*Requirement:*
Which lines in the records below contain the word "this"? Copy each one out.

── Provided data

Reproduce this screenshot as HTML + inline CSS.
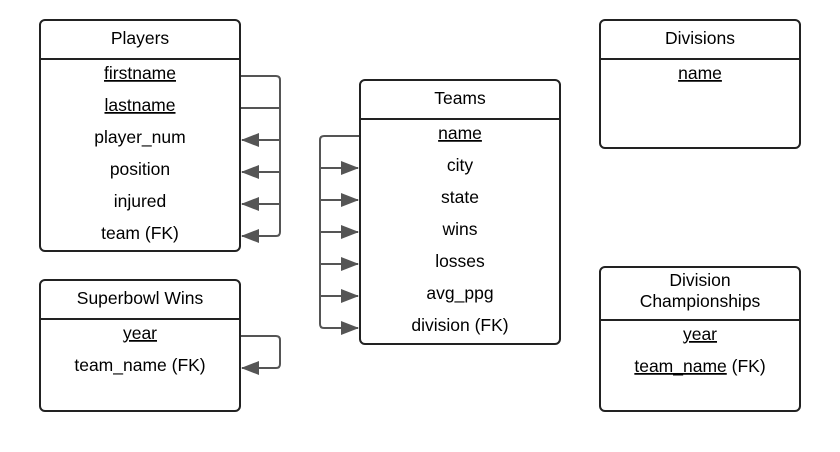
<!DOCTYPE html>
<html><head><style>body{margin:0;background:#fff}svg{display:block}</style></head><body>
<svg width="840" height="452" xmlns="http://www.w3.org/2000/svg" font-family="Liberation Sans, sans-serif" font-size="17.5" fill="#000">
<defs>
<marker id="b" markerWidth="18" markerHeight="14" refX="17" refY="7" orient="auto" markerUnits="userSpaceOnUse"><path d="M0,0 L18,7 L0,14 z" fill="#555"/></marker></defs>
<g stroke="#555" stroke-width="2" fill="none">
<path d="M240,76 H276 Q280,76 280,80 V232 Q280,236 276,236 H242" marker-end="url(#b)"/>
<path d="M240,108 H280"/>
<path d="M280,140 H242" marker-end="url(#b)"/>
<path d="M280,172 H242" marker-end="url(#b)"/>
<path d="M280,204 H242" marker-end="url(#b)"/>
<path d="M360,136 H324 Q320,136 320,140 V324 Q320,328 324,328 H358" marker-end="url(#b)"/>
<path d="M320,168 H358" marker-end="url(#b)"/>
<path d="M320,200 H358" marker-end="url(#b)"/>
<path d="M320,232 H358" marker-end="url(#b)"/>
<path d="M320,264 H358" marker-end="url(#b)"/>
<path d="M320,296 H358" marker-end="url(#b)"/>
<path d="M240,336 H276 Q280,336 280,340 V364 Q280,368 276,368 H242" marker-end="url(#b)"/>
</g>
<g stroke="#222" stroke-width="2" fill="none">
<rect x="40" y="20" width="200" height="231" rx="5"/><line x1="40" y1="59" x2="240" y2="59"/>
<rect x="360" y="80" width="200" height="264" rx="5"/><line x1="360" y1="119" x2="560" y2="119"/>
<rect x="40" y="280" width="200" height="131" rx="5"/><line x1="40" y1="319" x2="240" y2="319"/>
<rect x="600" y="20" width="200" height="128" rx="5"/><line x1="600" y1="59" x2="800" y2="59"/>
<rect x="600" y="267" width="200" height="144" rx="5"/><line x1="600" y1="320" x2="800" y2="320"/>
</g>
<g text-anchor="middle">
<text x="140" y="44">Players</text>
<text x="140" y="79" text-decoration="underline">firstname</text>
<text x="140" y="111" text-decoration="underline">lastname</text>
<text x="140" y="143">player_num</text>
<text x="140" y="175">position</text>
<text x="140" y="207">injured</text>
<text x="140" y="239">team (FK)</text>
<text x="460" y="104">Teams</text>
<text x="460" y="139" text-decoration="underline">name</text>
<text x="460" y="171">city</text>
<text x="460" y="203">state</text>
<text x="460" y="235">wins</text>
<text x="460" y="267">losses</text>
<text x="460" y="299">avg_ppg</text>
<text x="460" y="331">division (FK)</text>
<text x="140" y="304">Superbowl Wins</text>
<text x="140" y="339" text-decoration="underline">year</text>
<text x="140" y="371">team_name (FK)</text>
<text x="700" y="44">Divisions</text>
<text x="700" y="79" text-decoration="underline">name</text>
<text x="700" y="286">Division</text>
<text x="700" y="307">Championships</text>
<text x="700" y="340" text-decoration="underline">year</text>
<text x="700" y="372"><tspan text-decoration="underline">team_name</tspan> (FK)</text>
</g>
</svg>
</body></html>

────
── Provided data

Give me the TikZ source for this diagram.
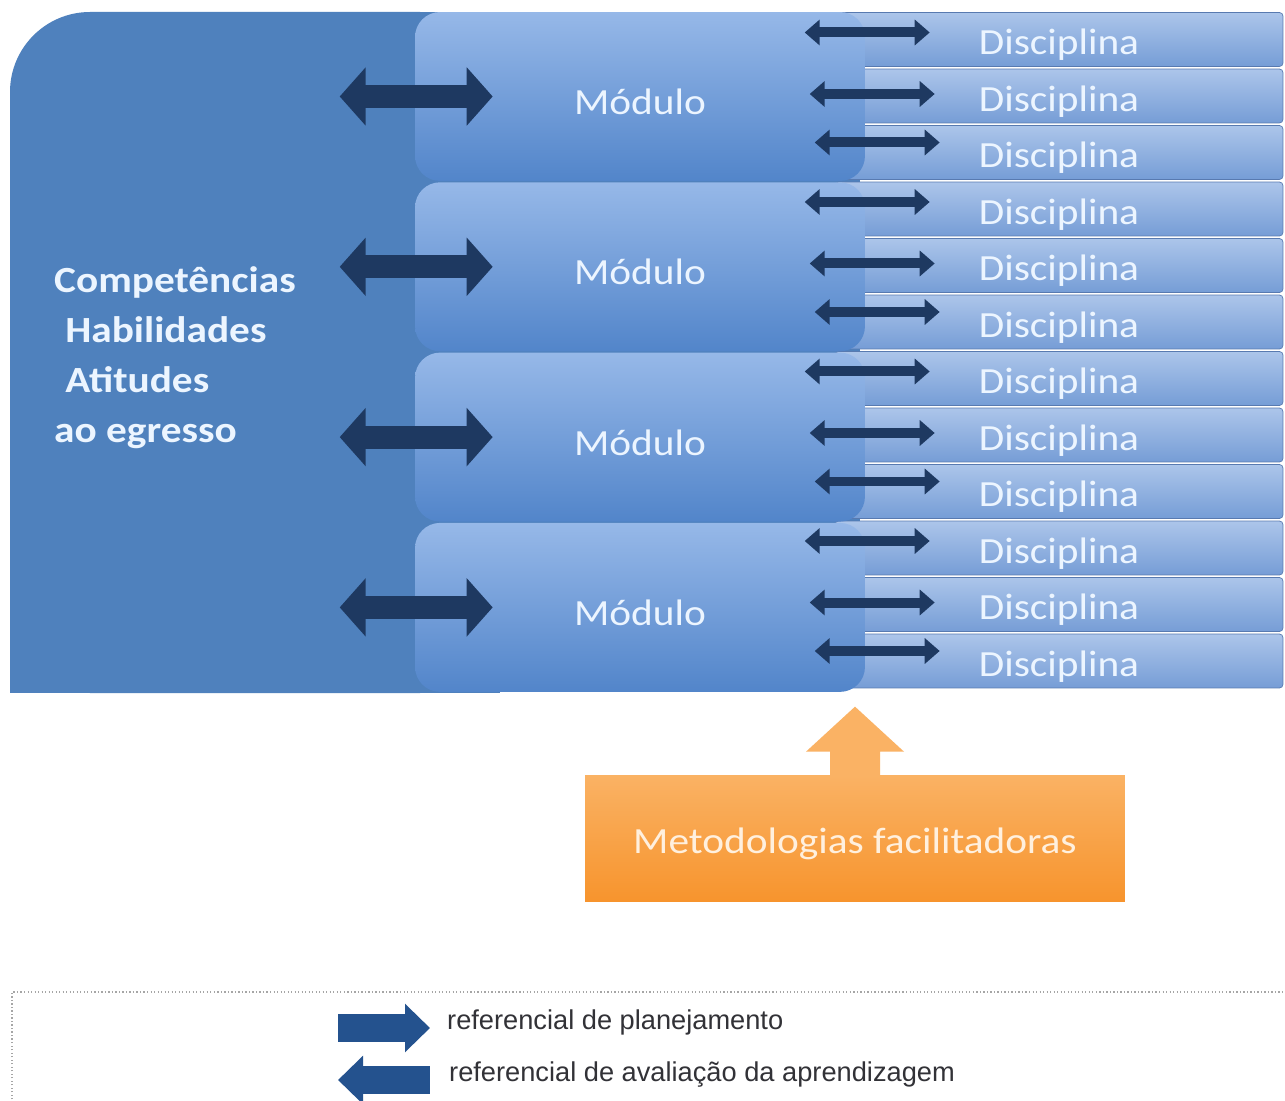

────

*Task solution:*
Reproduce this screenshot as HTML + inline CSS.
Give me the TikZ source for this diagram.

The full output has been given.